Power Minister of West Bengal
- In office 1991–1999

West Bengal Legislative Assembly
- In office 1991–2001
- Preceded by: Santi Ranjan Ghatak
- Succeeded by: Arunava Ghosh
- Constituency: Dum Dum

Personal details
- Born: 12 December 1928
- Died: 8 February 2020 (aged 92)
- Party: Communist Party of India (Marxist)

= Sankar Sen =

Indian academic (c.1928–2020)

Sankar Sen (c. 1928 – 8 February 2020) was an Indian academic, electrical engineer and politician from West Bengal belonging to Communist Party of India (Marxist). He was the vice chancellor of Jadavpur University. He served as a legislator of the West Bengal Legislative Assembly. He also served as the Minister of Power of the Government of West Bengal from 1991 to 1999.

==Biography==
Sen was the vice chancellor of Jadavpur University.

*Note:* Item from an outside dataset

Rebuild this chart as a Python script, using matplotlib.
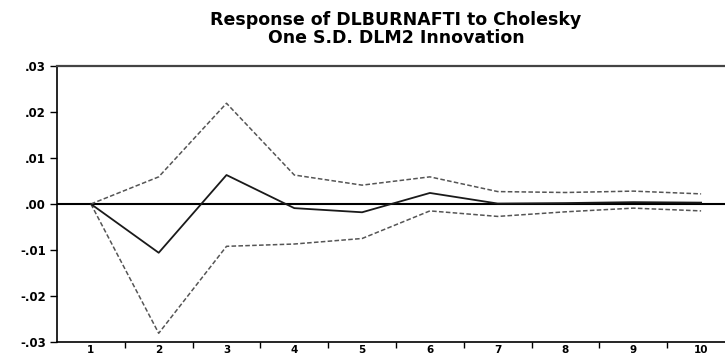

He was a professor of electrical engineering department of Bengal Engineering College too.

Sen was elected as a legislator of the West Bengal Legislative Assembly from Dum Dum in 1991. He was also elected from Dum Dum in 1996. Besides, he served as the Minister of Power of the Government of West Bengal from 1991 to 1999.

Sen died on 8 February 2020 at the age of 92.